"Crusher Collins": Trapped in her persona of the "tough" Corrections Minister, Judith Collins cannot now step back from the deeply flawed law and order policies of the National-led Government.
CAN JUDITH COLLINS be rehabilitated? Or is the Minister of Corrections an incorrigible ideological recidivist who should be locked away forever?
The questions are, of course, facetious. Collins is an intelligent and caring woman, whose private face bears scant resemblance to the fierce political mask of "Crusher Collins" – that steely-eyed, thin-lipped avatar of conservative New Zealand’s growing preoccupation with victims’ rights.
"The public expects the system – first and foremost – to punish those who have broken the law", writes Collins in a think-piece published last Wednesday in The New Zealand Herald. "Punishment for serious crime in the majority of cases should be harsh, because anything less fails to acknowledge that victims of crime are never truly released from their sentence."
Rhetorical red meat of this sort has become standard fare for Collins. Like the Sensible Sentencing Trust’s Garth McVicar, and ACT’s David Garrett, she long ago mastered the art of lubricating the man-eating machinery of the New Zealand prison system with the tears of its inhabitants’ victims.
Her defence of the Government’s new "Three Strikes" policy, for example, relies for its impact not on solid research or sound reasoning, but on "a letter from a very courageous woman" whose 15-year-old daughter was murdered in "a brutal attack". The awful experiences of Collins’ correspondent, and the outrage and horror they evoke, effectively forestall any serious criticism of the Minister’s argument. Who would be insensitive enough to chop logic with someone acting on behalf of a mother whose daughter had been stabbed, strangled and sexually violated?
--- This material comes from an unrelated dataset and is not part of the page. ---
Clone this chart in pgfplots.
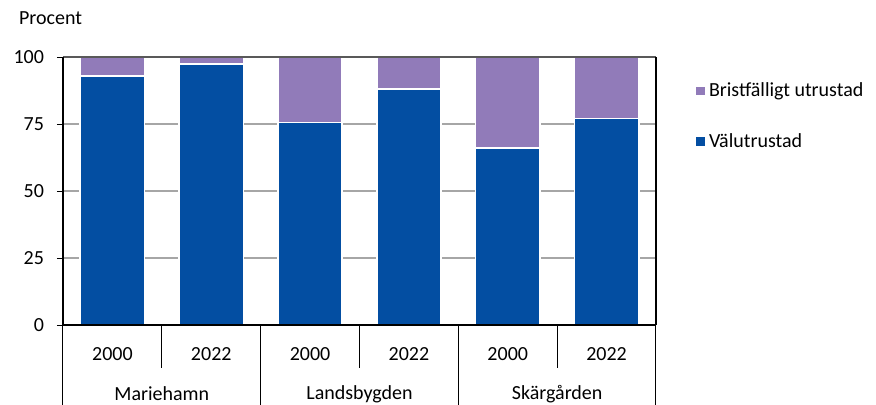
\documentclass[border=0pt]{standalone}
\usepackage{fontspec}
\setmainfont{Carlito}
\usepackage{pgfplots}
\pgfplotsset{compat=1.18}
\definecolor{valu}{HTML}{034EA2}
\definecolor{brist}{HTML}{917BB9}
\definecolor{gridg}{HTML}{A6A6A6}
\definecolor{topg}{HTML}{595959}
\begin{document}
\fontsize{10pt}{12pt}\selectfont
\begin{tikzpicture}
\begin{axis}[
  at={(0,0)}, anchor=south west,
  scale only axis, width=296.5pt, height=134pt,
  ybar stacked, bar width=0.65,
  xmin=-0.5, xmax=5.5, ymin=0, ymax=100,
  xtick={0,1,2,3,4,5},
  xticklabels={2000,2022,2000,2022,2000,2022},
  x tick style={draw=none},
  ytick={0,25,50,75,100}, ytick pos=left,
  ymajorgrids, grid style={gridg, line width=0.6pt},
  y tick style={black, line width=0.5pt},
  tick align=outside, major tick length=3pt,
  axis line style={draw=none},
  clip=false,
  /pgf/number format/assume math mode=true,
  ticklabel style={font=\fontsize{10pt}{12pt}\selectfont},
  xticklabel style={anchor=center, yshift=-11.5pt},
  yticklabel style={anchor=east, xshift=-3pt},
  legend style={at={(1.057,0.936)}, anchor=north west, draw=none, fill=none,
    font=\fontsize{10pt}{12pt}\selectfont, row sep=13pt},
  legend cell align=left,
  reverse legend,
  legend image code/.code={\draw[#1, draw=none] (0pt,-2.2pt) rectangle (4.4pt,2.2pt);},
  after end axis/.code={
    % axis frame
    \draw[topg, line width=0.8pt] (axis cs:-0.5,100) -- (axis cs:5.5,100);
    \draw[black, line width=0.6pt] (axis cs:-0.5,0) -- (axis cs:-0.5,100);
    \draw[black, line width=0.6pt] (axis cs:5.5,0) -- (axis cs:5.5,100);
    \draw[black, line width=0.6pt] (axis cs:-0.5,0) -- (axis cs:5.5,0);
    % category separators
    \draw[black, line width=0.5pt] (axis cs:-0.5,0) -- ([yshift=-45pt]axis cs:-0.5,0);
    \draw[black, line width=0.5pt] (axis cs:1.5,0) -- ([yshift=-45pt]axis cs:1.5,0);
    \draw[black, line width=0.5pt] (axis cs:3.5,0) -- ([yshift=-45pt]axis cs:3.5,0);
    \draw[black, line width=0.5pt] (axis cs:5.5,0) -- ([yshift=-45pt]axis cs:5.5,0);
    \draw[black, line width=0.5pt] (axis cs:0.5,0) -- ([yshift=-21.5pt]axis cs:0.5,0);
    \draw[black, line width=0.5pt] (axis cs:2.5,0) -- ([yshift=-21.5pt]axis cs:2.5,0);
    \draw[black, line width=0.5pt] (axis cs:4.5,0) -- ([yshift=-21.5pt]axis cs:4.5,0);
  },
]
\addplot[fill=valu, draw=white, line width=0.8pt] coordinates {(0,93) (1,97.3) (2,75.5) (3,88) (4,66) (5,77)};
\addlegendentry{Välutrustad}
\addplot[fill=brist, draw=white, line width=0.8pt] coordinates {(0,7) (1,2.7) (2,24.5) (3,12) (4,34) (5,23)};
\addlegendentry{Bristfälligt utrustad}
\node at (axis cs:0.5,0) [yshift=-34.5pt] {Mariehamn};
\node at (axis cs:2.5,0) [yshift=-34.5pt] {Landsbygden};
\node at (axis cs:4.5,0) [yshift=-34.5pt] {Skärgården};
\node at (rel axis cs:0,1) [anchor=west, xshift=-25.5pt, yshift=19.5pt] {Procent};
\end{axis}
\pgfresetboundingbox
\path[use as bounding box] (-31.5pt,-39.5pt) rectangle (406.5pt,162.5pt);
\end{tikzpicture}
\end{document}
But, when did it become acceptable for a Minister of the Crown to use the victims of crime as human-shields against the critical scrutiny of government policy? And how did it become "okay" for politicians to render any dispassionate assessment of that policy impossible by admitting to the discussion all the overwhelming emotions associated with violent death and inconsolable human loss? What sort of politics is this?
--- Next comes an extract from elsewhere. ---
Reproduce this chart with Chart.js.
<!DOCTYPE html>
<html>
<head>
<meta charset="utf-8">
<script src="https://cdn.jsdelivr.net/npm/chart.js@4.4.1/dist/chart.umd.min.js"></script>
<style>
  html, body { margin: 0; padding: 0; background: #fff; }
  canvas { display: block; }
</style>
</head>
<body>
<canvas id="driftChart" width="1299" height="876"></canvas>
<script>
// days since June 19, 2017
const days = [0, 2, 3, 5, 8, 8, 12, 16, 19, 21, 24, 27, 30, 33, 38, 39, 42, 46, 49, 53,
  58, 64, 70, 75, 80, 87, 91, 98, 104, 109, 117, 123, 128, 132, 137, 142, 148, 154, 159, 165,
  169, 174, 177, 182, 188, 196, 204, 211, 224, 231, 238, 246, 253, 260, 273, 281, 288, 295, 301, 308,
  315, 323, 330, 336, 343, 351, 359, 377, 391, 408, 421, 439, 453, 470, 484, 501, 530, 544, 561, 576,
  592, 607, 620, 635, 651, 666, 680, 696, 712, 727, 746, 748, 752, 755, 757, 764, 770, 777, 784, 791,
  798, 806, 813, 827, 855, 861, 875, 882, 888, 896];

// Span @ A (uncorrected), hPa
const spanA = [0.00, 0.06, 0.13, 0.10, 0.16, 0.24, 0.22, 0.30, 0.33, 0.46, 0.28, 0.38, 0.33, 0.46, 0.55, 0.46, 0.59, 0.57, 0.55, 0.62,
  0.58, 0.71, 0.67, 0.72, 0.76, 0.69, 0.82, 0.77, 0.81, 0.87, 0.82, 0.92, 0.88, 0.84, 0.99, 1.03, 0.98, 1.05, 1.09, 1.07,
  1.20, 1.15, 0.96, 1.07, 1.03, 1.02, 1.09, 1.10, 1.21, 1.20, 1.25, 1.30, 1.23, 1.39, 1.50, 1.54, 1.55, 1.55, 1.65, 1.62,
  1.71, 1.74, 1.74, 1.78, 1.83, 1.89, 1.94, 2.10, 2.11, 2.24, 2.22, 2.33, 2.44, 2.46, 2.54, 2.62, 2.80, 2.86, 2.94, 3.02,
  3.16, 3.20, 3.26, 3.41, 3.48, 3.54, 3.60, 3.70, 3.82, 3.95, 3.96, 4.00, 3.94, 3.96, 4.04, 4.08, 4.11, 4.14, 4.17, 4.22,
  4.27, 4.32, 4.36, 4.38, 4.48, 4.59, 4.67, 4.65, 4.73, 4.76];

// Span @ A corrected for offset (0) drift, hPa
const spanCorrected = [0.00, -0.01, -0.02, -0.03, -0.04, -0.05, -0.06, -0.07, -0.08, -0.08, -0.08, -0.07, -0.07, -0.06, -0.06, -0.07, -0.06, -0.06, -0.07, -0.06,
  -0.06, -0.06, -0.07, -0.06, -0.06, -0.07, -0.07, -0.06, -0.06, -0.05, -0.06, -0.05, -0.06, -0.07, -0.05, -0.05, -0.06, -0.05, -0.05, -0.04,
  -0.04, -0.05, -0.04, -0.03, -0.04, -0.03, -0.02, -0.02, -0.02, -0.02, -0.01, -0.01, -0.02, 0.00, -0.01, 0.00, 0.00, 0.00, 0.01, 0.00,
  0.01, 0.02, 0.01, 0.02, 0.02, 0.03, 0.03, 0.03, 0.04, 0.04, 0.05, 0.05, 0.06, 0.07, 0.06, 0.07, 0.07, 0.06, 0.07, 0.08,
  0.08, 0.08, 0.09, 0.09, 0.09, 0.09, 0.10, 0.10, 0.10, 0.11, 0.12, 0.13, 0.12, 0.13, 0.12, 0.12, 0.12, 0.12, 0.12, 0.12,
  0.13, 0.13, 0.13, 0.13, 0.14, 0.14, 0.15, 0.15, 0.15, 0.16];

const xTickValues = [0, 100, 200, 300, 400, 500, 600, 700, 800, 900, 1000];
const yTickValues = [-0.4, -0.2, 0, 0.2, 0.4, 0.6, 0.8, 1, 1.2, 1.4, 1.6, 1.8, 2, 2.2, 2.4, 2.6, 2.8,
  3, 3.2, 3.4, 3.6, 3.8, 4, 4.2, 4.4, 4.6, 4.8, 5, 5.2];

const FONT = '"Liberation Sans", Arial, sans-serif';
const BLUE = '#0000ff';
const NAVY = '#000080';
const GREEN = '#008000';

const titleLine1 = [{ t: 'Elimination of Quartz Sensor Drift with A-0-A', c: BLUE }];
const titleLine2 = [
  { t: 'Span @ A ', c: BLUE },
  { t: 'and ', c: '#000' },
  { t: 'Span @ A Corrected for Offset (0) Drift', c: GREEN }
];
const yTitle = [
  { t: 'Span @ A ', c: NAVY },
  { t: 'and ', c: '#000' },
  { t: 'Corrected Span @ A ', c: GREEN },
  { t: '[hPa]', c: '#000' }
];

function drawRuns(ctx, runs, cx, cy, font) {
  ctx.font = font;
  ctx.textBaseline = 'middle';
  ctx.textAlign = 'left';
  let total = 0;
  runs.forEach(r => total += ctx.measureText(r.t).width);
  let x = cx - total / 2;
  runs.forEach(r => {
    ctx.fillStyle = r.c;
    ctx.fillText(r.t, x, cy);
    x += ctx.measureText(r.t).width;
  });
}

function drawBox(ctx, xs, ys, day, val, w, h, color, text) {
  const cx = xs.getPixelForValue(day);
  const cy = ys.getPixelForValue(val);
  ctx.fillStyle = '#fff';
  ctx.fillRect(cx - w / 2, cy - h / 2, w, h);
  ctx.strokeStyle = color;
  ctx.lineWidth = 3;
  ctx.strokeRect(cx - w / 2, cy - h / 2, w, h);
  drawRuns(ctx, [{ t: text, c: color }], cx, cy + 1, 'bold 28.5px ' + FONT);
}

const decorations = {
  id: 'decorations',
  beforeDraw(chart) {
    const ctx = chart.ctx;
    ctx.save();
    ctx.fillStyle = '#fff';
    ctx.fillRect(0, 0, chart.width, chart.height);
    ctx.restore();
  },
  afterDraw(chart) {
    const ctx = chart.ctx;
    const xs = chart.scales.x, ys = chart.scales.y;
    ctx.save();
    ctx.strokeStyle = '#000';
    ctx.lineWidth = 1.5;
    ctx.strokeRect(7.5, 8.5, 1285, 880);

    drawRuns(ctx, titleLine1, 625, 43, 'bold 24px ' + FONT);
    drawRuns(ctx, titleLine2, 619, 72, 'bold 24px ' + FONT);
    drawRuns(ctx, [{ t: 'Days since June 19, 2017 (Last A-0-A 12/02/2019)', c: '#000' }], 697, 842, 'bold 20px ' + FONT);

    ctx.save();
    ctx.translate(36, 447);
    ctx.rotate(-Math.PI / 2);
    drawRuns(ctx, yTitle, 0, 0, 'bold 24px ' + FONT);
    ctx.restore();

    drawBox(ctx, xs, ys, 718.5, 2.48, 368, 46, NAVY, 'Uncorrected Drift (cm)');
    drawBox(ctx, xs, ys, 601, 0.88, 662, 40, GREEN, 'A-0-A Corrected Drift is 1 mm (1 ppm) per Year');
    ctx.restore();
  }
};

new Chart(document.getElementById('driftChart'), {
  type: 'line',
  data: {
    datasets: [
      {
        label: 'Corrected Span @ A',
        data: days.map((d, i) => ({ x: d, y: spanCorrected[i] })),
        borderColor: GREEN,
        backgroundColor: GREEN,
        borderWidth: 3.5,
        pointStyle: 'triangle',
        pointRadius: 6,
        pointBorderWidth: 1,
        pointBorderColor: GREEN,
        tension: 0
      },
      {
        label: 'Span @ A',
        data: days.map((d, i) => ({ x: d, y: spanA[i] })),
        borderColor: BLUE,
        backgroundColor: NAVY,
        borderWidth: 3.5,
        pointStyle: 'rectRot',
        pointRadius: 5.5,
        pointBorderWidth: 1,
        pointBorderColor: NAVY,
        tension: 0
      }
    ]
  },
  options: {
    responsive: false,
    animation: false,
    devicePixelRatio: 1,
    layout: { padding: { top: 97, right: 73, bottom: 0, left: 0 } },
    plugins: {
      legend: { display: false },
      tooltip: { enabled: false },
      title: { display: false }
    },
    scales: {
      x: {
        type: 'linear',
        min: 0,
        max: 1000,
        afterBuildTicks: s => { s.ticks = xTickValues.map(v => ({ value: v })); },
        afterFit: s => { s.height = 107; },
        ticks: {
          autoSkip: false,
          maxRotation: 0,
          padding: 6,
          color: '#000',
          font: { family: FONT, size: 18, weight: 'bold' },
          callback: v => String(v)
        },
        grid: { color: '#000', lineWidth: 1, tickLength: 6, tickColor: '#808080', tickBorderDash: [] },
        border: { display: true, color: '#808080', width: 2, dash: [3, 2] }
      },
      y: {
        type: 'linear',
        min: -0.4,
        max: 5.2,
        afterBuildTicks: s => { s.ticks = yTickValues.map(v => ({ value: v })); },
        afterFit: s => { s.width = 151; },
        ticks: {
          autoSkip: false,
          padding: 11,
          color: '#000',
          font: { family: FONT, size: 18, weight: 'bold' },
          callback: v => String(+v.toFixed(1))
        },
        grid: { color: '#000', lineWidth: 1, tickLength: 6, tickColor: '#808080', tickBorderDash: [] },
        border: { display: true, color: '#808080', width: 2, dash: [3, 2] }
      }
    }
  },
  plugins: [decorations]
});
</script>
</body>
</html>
The very worst kind. Because conservative politicians compound their cynical exploitation of human grief by directing the intense emotion it inevitably evokes against their ideological opponents.
"In this country we have many people who have made a thriving industry out of making excuses for criminals", writes Collins. "In the past decade these people have overwhelmed the debate on law and order with their views on the rights of offenders."
A thriving industry? To what and to whom is the Minister referring? The legal profession? The probation service? University departments conducting research into the causes and consequences of criminal offending? NGOs and religious organisations helping offenders make the transition from "inside" to "outside"? Who are these thriving industrialists?
And what is Collins suggesting? That citizens accused of a crime should not be entitled to legal representation? That no one should ever be encouraged (let alone funded) to ask why young men murder young women? Is she seriously suggesting that all attempts to ease offenders safely back into society are misguided?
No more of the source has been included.